What? Okay, so now I knew. Performance was important, but improvement was the key. Learning, after all, was what I was there to do. Learning would be my strategy as well as my goal. I made sure that I would always show more than five problems’ worth of improvement.

Still, even though I was doing exceptionally well, it was taking so much effort for me. I was not remembering things as well as I thought I should have been. Throughout grade school and high school, I had always marveled at the gift I felt I had for learning. Anything I read would be right there for me, entire chapters. I could close my eyes and the words would run before me like credits on a screen, whether someone else had written the words or whether I had written them. It wasn’t exactly a photographic memory. It was more like intense concentration. When I focused on something, I mean, when I really zeroed in on it, there was nothing else in the world at that moment. Once I knew I could do that, I would write everything down, all my notes, review them, concentrate, then close my eyes and read every one of those notes. In my mind. Or every word in a
section of a book. Throughout school, I always had a funny feeling that I was cheating somehow, being dishonest. In fact, I was being diligent. I was working hard for everything I achieved. In college, though, the work was a lot harder and things at first seemed to slip away.

One day, I talked with an English professor about it all. He heard me out, reflected on it a moment, picked up a raggedy piece of chalk, then drew a circle on the blackboard.

“Now, this is your brain,” he said, before putting little dots in the circle. “And these are all the bits of accumulated knowledge you have.”

After filling up the circle with those little dots, he explained that I had filled my brain up with everything I had accumulated and I was just going to have to make room for the new stuff. Well, that kind of made sense until I thought about something we’d learned in another course. We don’t use up all of our brain, so there was no way to fill it all up.

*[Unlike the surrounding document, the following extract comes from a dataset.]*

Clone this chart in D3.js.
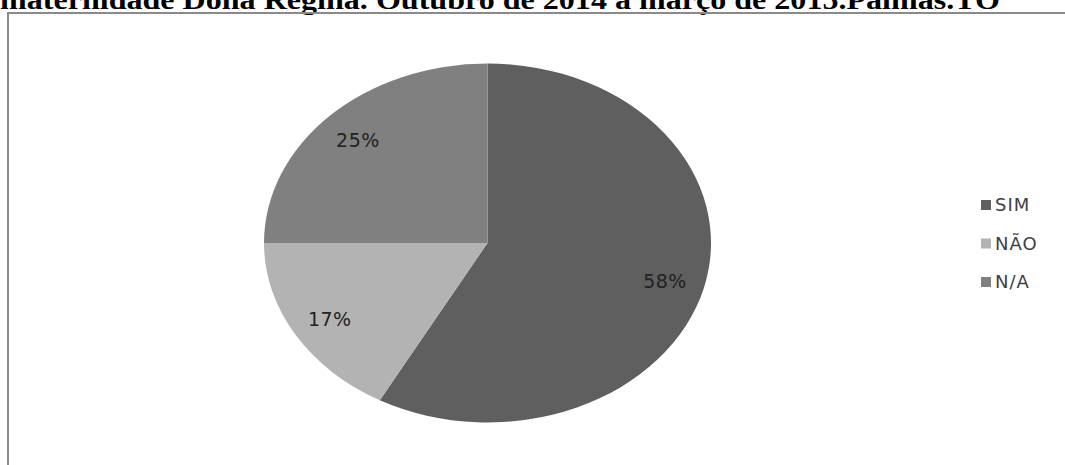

That professor had a point, though. It wasn’t that I was filling up my brain physically. But I was filling it up, using so much space in another way. It was Emmett. As much as I might have tried to avoid being consumed by the memories, I had to realize that there are some things in life that cannot be pushed aside while you make your bed or take notes. No matter how much you might try to concentrate, they will be there, tapping on your shoulder, whispering in your ear, taking even the smallest bit of your attention. So I came to accept that and decided to work with it, to let Emmett and the whole experience of his loss guide me in my learning and eventually in my teaching. Somehow, I would find a way to make it all work together, even while I was adding more dots to the circle.